The biology of political narcissism: Donkey brains vs. Elephant grey matter

Illustration Republican Elephant Democrat Donkey

Anti-Republican science writer Chris Mooney stirred a hornets nest of controversy with the publication of his recent book, The Republican Brain, a follow up to his 2007 polemic The Republican War on Science. His thesis: conservatives are scientifically illiterate and the root causes are biogenetic.

 It’s a silly proposition to anyone even remotely familiar with biology or genetics, but Mooney nonetheless gets lots of traction in the usual hyper-political, doggedly antic-conservative blogs and magazines. As I wrote in articles in Forbes and Science 2.0, scientists find his reasoning facile at best. Now a new study of the genetic influences on economic and political attitudes led by Cornel University professor Daniel Benjamin.

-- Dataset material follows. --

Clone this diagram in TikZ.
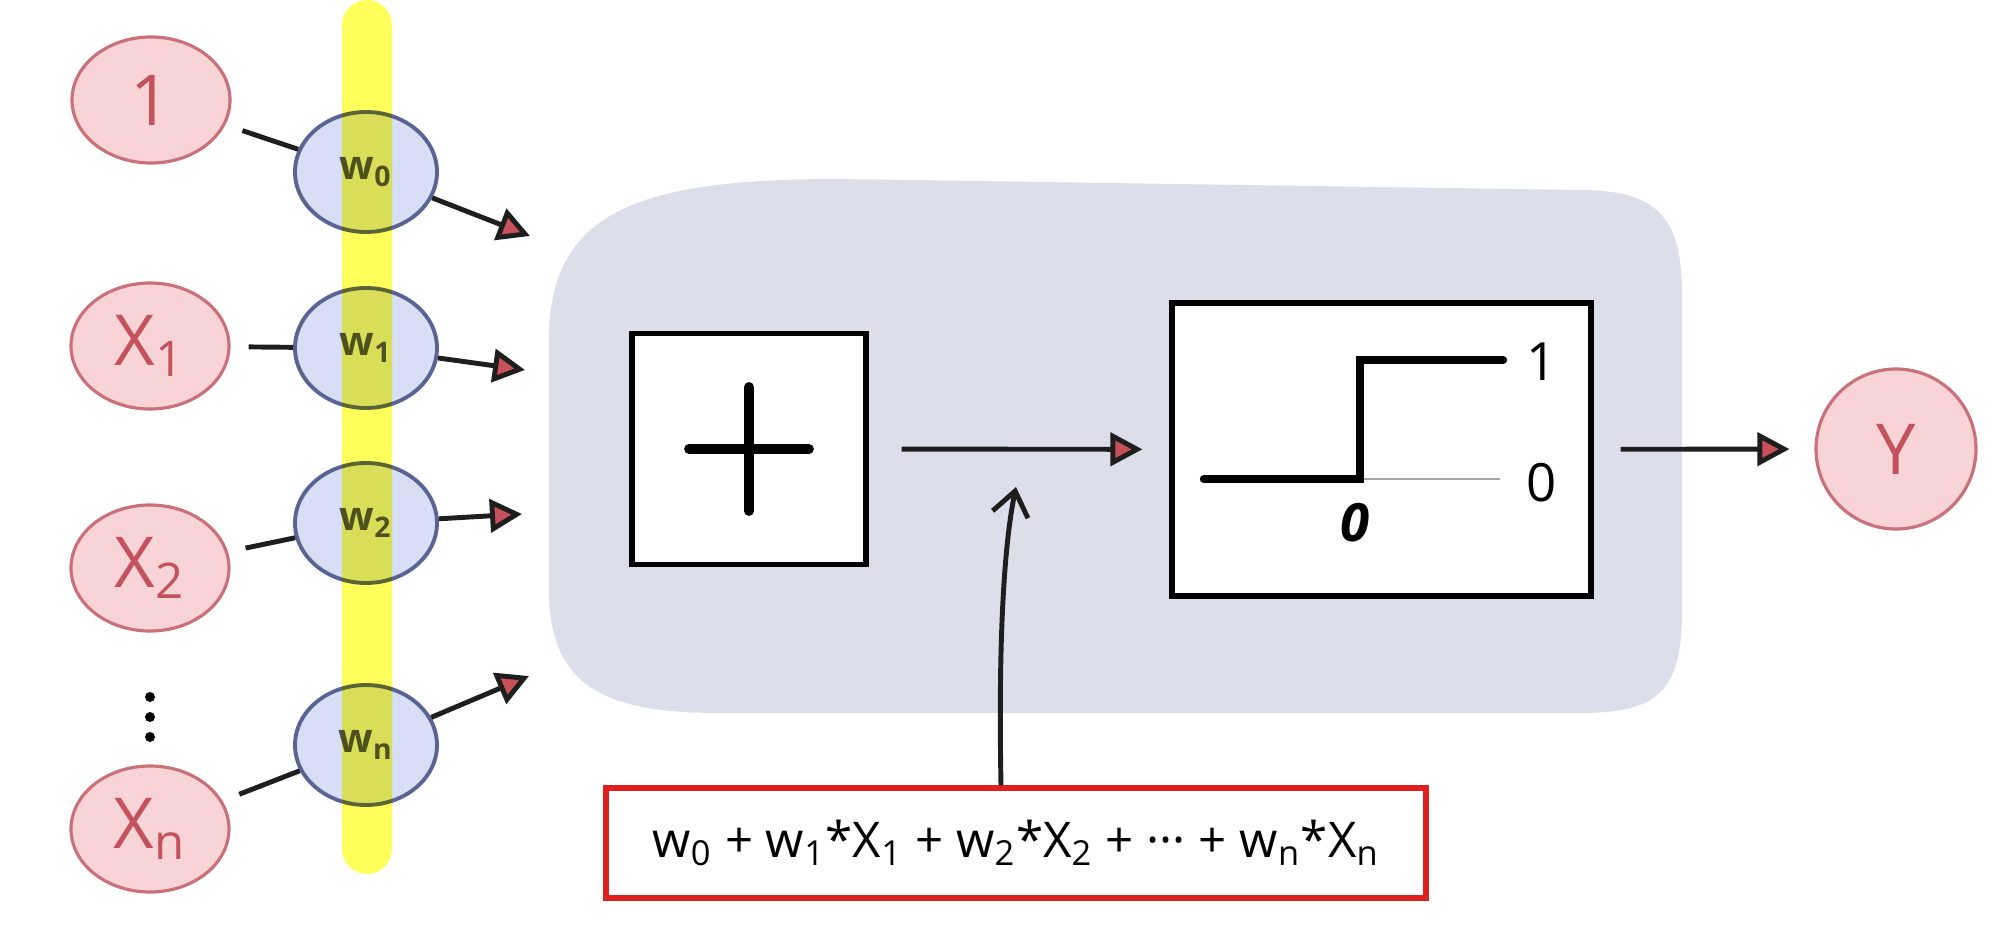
\documentclass[tikz,border=0pt]{standalone}
\usepackage{fontspec}
\setmainfont{Open Sans}
\usepackage{tikz}
\usetikzlibrary{arrows.meta}
\usetikzlibrary{shapes.geometric}
\definecolor{inpfill}{HTML}{F9D4D6}
\definecolor{inpline}{HTML}{C9707A}
\definecolor{inptext}{HTML}{C4525C}
\definecolor{wgtfill}{HTML}{D8DEF3}
\definecolor{wgtline}{HTML}{5A6494}
\definecolor{wgttext}{HTML}{505050}
\definecolor{barfill}{HTML}{FFFF5C}
\definecolor{panel}{HTML}{DCDEEA}
\definecolor{tipred}{HTML}{C8505A}
\definecolor{boxred}{HTML}{E0201E}
\definecolor{linkgray}{HTML}{1E1E1E}
\tikzset{>={Triangle[length=3.2mm,width=3.3mm,fill=tipred]}}
\tikzset{
  inp/.style={ellipse,draw=inpline,fill=inpfill,text=inptext,line width=0.9pt,
    minimum width=1.58cm,minimum height=1.26cm,inner sep=0pt,font=\fontsize{20}{24}\selectfont},
  wgt/.style={ellipse,draw=wgtline,fill=wgtfill,text=wgttext,line width=1.1pt,
    minimum width=1.42cm,minimum height=1.2cm,inner sep=0pt,font=\fontsize{11.5}{13}\selectfont\bfseries},
  box/.style={draw=black,fill=white,line width=1.5pt,inner sep=0pt},
  link/.style={line width=1.4pt,draw=linkgray},
}

\begin{document}
\begin{tikzpicture}
\useasboundingbox (0,0) rectangle (20,-9.44);
% grey unit
\fill[panel] (5.49,-3.4) .. controls (5.49,-2.1) and (6.4,-1.79) .. (8.4,-1.79) -- (15.8,-1.90)
  .. controls (16.6,-1.90) and (16.82,-2.2) .. (16.82,-2.95) -- (16.82,-6.1)
  .. controls (16.82,-6.9) and (16.6,-7.13) .. (15.8,-7.13) -- (7.2,-7.13)
  .. controls (6.1,-7.13) and (5.49,-6.9) .. (5.49,-5.9) -- cycle;
% inputs
\node[inp] (i0) at (1.51,-1.00) {1};
\node[inp] (i1) at (1.50,-3.46) {X\textsubscript{1}};
\node[inp] (i2) at (1.50,-5.68) {X\textsubscript{2}};
\node[inp] (in) at (1.50,-8.29) {X\textsubscript{n}};
\foreach \y in {-6.97,-7.17,-7.37} \fill (1.50,\y) circle (0.05);
% weights
\node[wgt] (w0) at (3.66,-1.72) {w\textsubscript{0}};
\node[wgt] (w1) at (3.66,-3.48) {w\textsubscript{1}};
\node[wgt] (w2) at (3.66,-5.23) {w\textsubscript{2}};
\node[wgt] (wn) at (3.66,-7.45) {w\textsubscript{n}};
\coordinate (t0) at (5.30,-2.36);
\coordinate (t1) at (5.25,-3.70);
\coordinate (t2) at (5.22,-5.14);
\coordinate (tn) at (5.29,-6.76);
\foreach \k in {0,1,2,n} {
  \draw[link,shorten <=0.18cm] (i\k) -- (w\k);
  \draw[link,->] (w\k) -- (t\k);
}
\fill[barfill,blend mode=multiply,rounded corners=0.25cm] (3.42,0) rectangle (3.92,-8.74);
% sum and step
\node[box,minimum width=2.34cm,minimum height=2.31cm] (sum) at (7.49,-4.49) {};
\draw[line width=2.8pt,line cap=round] ([xshift=-0.6cm]sum.center) -- ([xshift=0.6cm]sum.center)
  ([yshift=0.62cm]sum.center) -- ([yshift=-0.62cm]sum.center);
\node[box,minimum width=4.19cm,minimum height=2.93cm] (act) at (13.815,-4.495) {};
\draw[gray!70,line width=0.7pt] (13.60,-4.79) -- (15.00,-4.79);
\draw[line width=2.4pt,line cap=round] (12.04,-4.79) -- (13.60,-4.79) -- (13.60,-3.60) -- (15.03,-3.60);
\node[font=\fontsize{15}{18}\selectfont] (one) at (15.42,-3.62) {1};
\node[font=\fontsize{15}{18}\selectfont] (zero) at (15.42,-4.83) {0};
\node[font=\fontsize{15}{18}\selectfont\bfseries\itshape] (thr) at (13.55,-5.23) {0};
% output
\node[inp,minimum width=1.6cm,minimum height=1.6cm] (out) at (18.96,-4.49) {Y};
\draw[link,->,shorten <=0.33cm,shorten >=0.27cm] (sum) -- (act);
\draw[link,->,shorten <=0.27cm,shorten >=0.25cm] (act) -- (out);
% weighted sum
\node[draw=boxred,line width=1.5pt,minimum width=8.2cm,minimum height=1.1cm,
  font=\fontsize{14}{17}\selectfont] (wsum) at (10.16,-8.43)
  {w\textsubscript{0} + w\textsubscript{1}*X\textsubscript{1} + w\textsubscript{2}*X\textsubscript{2}
   + \textperiodcentered\textperiodcentered\textperiodcentered{} + w\textsubscript{n}*X\textsubscript{n}};
\coordinate (hint) at (10.16,-4.87);
\draw[link,-{Straight Barb[length=2.4mm,width=3.6mm]}] ([xshift=-0.15cm]wsum.north)
  .. controls (9.98,-6.3) and (10.05,-5.4) .. (hint);
\end{tikzpicture}
\end{document}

 Mooney bases his conclusions primarily on two issues: anthropogenic global warming and evolution. but he extends his “reasoning” to a range of other political and economic issues, including the heated ideological battle over whether Keynesian deficit spending or austerity is the best cure for government deficits.

 By Mooney’s addled judgment, the heat generated by Republican grey matter working through complex scientific theories pops their hard-wired neural circuits like corn heating in a kettle. Because science is made up of “facts,” he writes, there must be some neuro-cognitive evolutionary reason for why the right wing brain limps along as it does. He equates the far right of the Republican base, which does fervently embrace these anti-science views, with both Republicans and conservatives in general.

 The Cornell study reduces Mooney’s analysis to the hogwash category. Although genetic factors explain some of the variation in a wide range of people’s attitudes, such as preferences toward environmental policy and financial risk taking–that’s just common scientific sense—most associations with genetic variants are likely to be very small.

 According to “The Genetic Architecture of Economic and Political Preferences,” published by the Proceedings of the National Academy of Sciences Online, given what is currently known, the molecular genetic data has essentially no predictive power for the 10 traits studied, which included preferences toward environmental policy, foreign affairs, financial risk and economic fairness. The authors used the results of recent surveys of subjects from the Swedish Twin Registry, who had their educational attainment, four economic preferences (risk, patience, fairness and trust) and five political preferences (immigration/crime, foreign policy, environmentalism, feminism and equality, and economic policy) measured.

 “An implication of our findings is that most published associations with political and economic outcomes are probably false positives. These studies are implicitly based on the incorrect assumption that there are common genetic variants with large effects,” said Benjamin. “If you want to find genetic variants that account for some of the differences between people in their economic and political behavior, you need samples an order of magnitude larger than those presently used,” he added.

 The researchers do suggest that genetic data—taken as a whole—could eventually be moderately predictive of economic and political preferences, but the simplistic left/right paradigm that so neatly justifies Mooney’s self-perception of flexibility and inherent goodness is more vanity than science. But even that conclusion is fungible.

 Many views are likely to change over time, often in lock step with other personality traits. Most of those who embrace global warming theories blindly follow the biases of their political crowd without reading the reports and researching the science. By and large, these individuals vote Democrat. Deniers, mostly hard-edge Republican conservatives, blindly reject mainstream science without understanding or even reading the key studies; it’s pure follow the elephant up ahead political conformism. My guess is those two scientifically illiterate majorities, extremist Republicans and Democrats, have a lot more in common genetically and cognitively than either side would ever acknowledge

 Or look at the sharp ideological divide over shale gas and fracking. Five years ago, for example, “progressives” exuberantly promoted shale gas as a “bridge to the future.” Today, with no change in the fuel’s environmental profile, but now that inexpensive shale gas is plentiful and will likely remain around for decades, Democratic sheep demonize shale gas as a “bridge to nowhere,” or worse, call it an environmental disaster. That’s not biology at work.

 Despite Mooney’s hyper-partisan, bumbling analysis, the origins of ideological viewpoints is an important field for future study. The five prominent personality traits (openness, conscientiousness, agreeableness, extraversion and stability) are a good starting point and are likely to capture much of the variation in political and economic preferences. For example, patience is likely a dimension in IQ, while openness may mirror a liberal-conservative spectrum of political leaning. Linking these attitudes to biological traits may take some time, but we may yet get there—no thanks to Mooney.